A bilevel learning approach for optimal observation placement in variational data assimilation

Paula Castro, Juan Carlos De los Reyes

Published 2018-11-28Version 1

In this paper we propose a bilevel optimization approach for the placement of observations in variational data assimilation problems. Within the framework of supervised learning, we consider a bilevel problem where the lower level task is the variational reconstruction of the initial condition of the system, and the upper level problem solves the optimal placement with help of a sparsity inducing norm. Due to the pointwise nature of the observations, an optimality system with regular Borel measures on the right-hand side is obtained as necessary and sufficient optimality condition for the lower level problem. The latter is then considered as constraint for the upper level instance, yielding an optimization problem constrained by time-dependent PDE's with measures.

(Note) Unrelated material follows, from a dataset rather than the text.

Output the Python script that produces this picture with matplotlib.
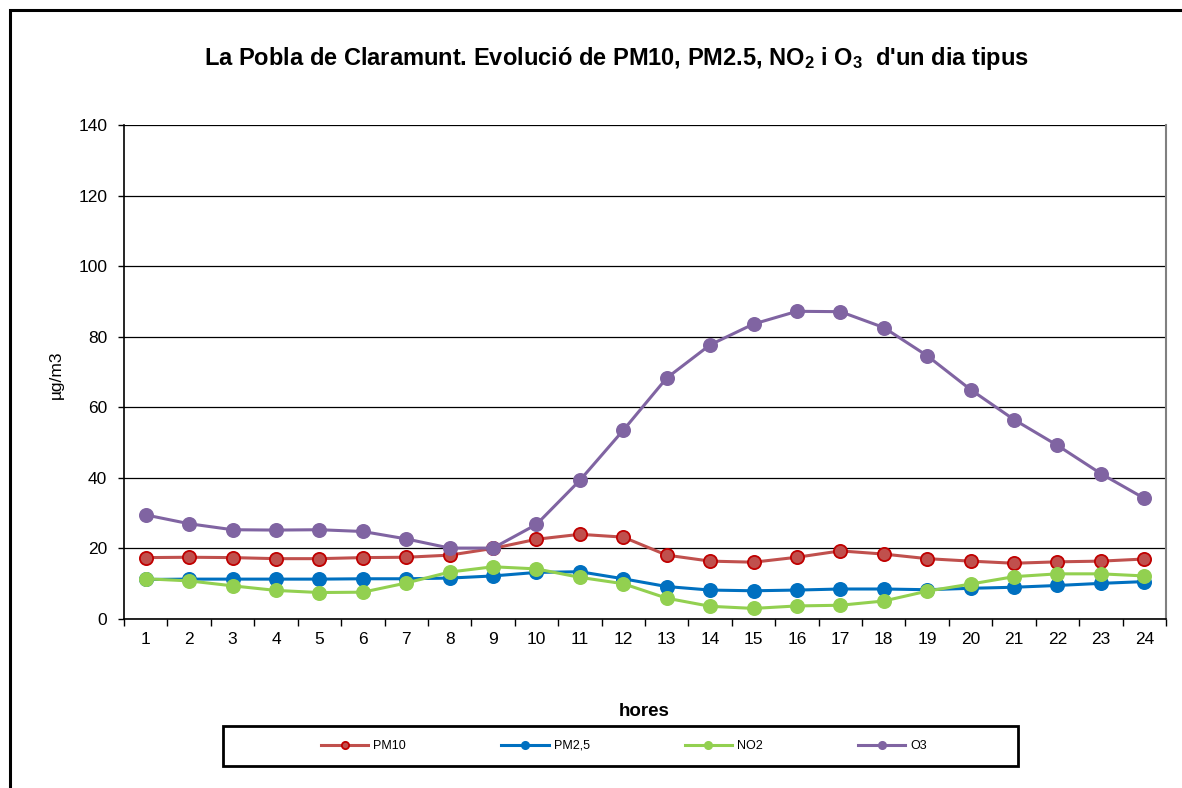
import matplotlib
matplotlib.use("Agg")
import matplotlib.pyplot as plt
from matplotlib.patches import Rectangle

plt.rcParams['font.family'] = ['Liberation Sans', 'DejaVu Sans']
plt.rcParams['mathtext.default'] = 'regular'

hours = list(range(1, 25))
pm10 = [17.4, 17.5, 17.4, 17.1, 17.1, 17.4, 17.5, 18.1, 20.0, 22.6, 24.0, 23.2,
        18.1, 16.4, 16.1, 17.5, 19.3, 18.4, 17.1, 16.4, 15.8, 16.2, 16.4, 17.0]
pm25 = [11.2, 11.3, 11.3, 11.3, 11.3, 11.4, 11.4, 11.6, 12.2, 13.2, 13.4, 11.4,
        9.2, 8.2, 8.0, 8.2, 8.5, 8.5, 8.3, 8.7, 9.0, 9.5, 10.1, 10.6]
no2 = [11.4, 10.8, 9.4, 8.1, 7.5, 7.6, 10.2, 13.3, 14.8, 14.2, 11.8, 10.0,
       5.9, 3.6, 3.0, 3.7, 3.9, 5.1, 7.9, 9.9, 12.0, 12.8, 12.8, 12.2]
o3 = [29.5, 27.0, 25.3, 25.2, 25.3, 24.8, 22.7, 20.1, 20.1, 26.8, 39.3, 53.5,
      68.3, 77.7, 83.6, 87.2, 87.1, 82.6, 74.6, 65.0, 56.5, 49.2, 41.2, 34.2]

series = [
    ("PM10", pm10, "#C0504D", "#C00000"),
    ("PM2,5", pm25, "#0070C0", "#0070C0"),
    ("NO2", no2, "#92D050", "#92D050"),
    ("O3", o3, "#8064A2", "#8064A2"),
]

W, H = 1182, 788
fig = plt.figure(figsize=(W / 100, H / 100), dpi=100)
fig.patch.set_facecolor("white")

# outer chart border
fig.patches.append(Rectangle((10 / W, -0.05), 1.1, 1 - 10 / H + 0.05,
                             transform=fig.transFigure, fill=False,
                             edgecolor="black", linewidth=2.2, zorder=0))
# legend border
fig.patches.append(Rectangle((223 / W, 1 - 766 / H), (1018 - 223) / W, 40 / H,
                             transform=fig.transFigure, fill=False,
                             edgecolor="black", linewidth=2.0, zorder=0))

left, right, top, bottom = 124, 1166, 125, 619
ax = fig.add_axes([left / W, 1 - bottom / H, (right - left) / W, (bottom - top) / H])

for name, vals, col, edge in series:
    ax.plot(hours, vals, color=col, linewidth=2.2, marker="o", markersize=9.5,
            markerfacecolor=col, markeredgecolor=edge, markeredgewidth=1.3,
            label=name, zorder=3)

ax.set_xlim(0.5, 24.5)
ax.set_ylim(0, 140)
ax.set_yticks(range(0, 141, 20))
ax.yaxis.grid(True, color="black", linewidth=0.9)
ax.set_axisbelow(True)
ax.set_xticks(hours)
ax.set_xticks([h + 0.5 for h in range(0, 25)], minor=True)
ax.tick_params(axis="x", which="major", length=0, labelsize=12.5, pad=9)
ax.tick_params(axis="x", which="minor", length=5, width=1, direction="out")
ax.tick_params(axis="y", length=4, width=1, labelsize=12.5, pad=8)

for s in ["left", "bottom"]:
    ax.spines[s].set_color("black")
    ax.spines[s].set_linewidth(1.2)
ax.spines["top"].set_visible(False)
ax.spines["right"].set_color("#808080")
ax.spines["right"].set_linewidth(1.5)

fig.text(56 / W, 1 - 375 / H, "µg/m3", rotation=90, ha="center", va="center",
         fontsize=12.5)

fig.text(617 / W, 1 - 59 / H,
         "La Pobla de Claramunt. Evolució de PM10, PM2.5, NO$_2$ i O$_3$  d'un dia tipus",
         ha="center", va="center", fontsize=17, fontweight="bold")
fig.text(644 / W, 1 - 711 / H, "hores", ha="center", va="center",
         fontsize=13.5, fontweight="bold")

handles, labels = ax.get_legend_handles_labels()
leg = fig.legend(handles, labels, loc="center", ncol=4,
                 bbox_to_anchor=(624 / W, 1 - 746 / H),
                 fontsize=9, markerscale=0.55,
                 handlelength=3.8, handletextpad=0.4, columnspacing=7.6,
                 frameon=False)

fig.savefig("out.png", dpi=100, facecolor="white")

After proving some extra regularity results, we demonstrate the existence of Lagrange multipliers and derive a necessary optimality system characterizing the optimal solution of the bilevel problem. The numerical solution is carried out also on two levels. The lower level problem is solved using a standard BFGS method, while the upper level one is solved by means of a projected BFGS algorithm based on the estimation of $\epsilon$-active sets. A penalty function is also considered for enhancing sparsity of the location weights. Finally, some numerical experiments are presented to illustrate the main features of our approach.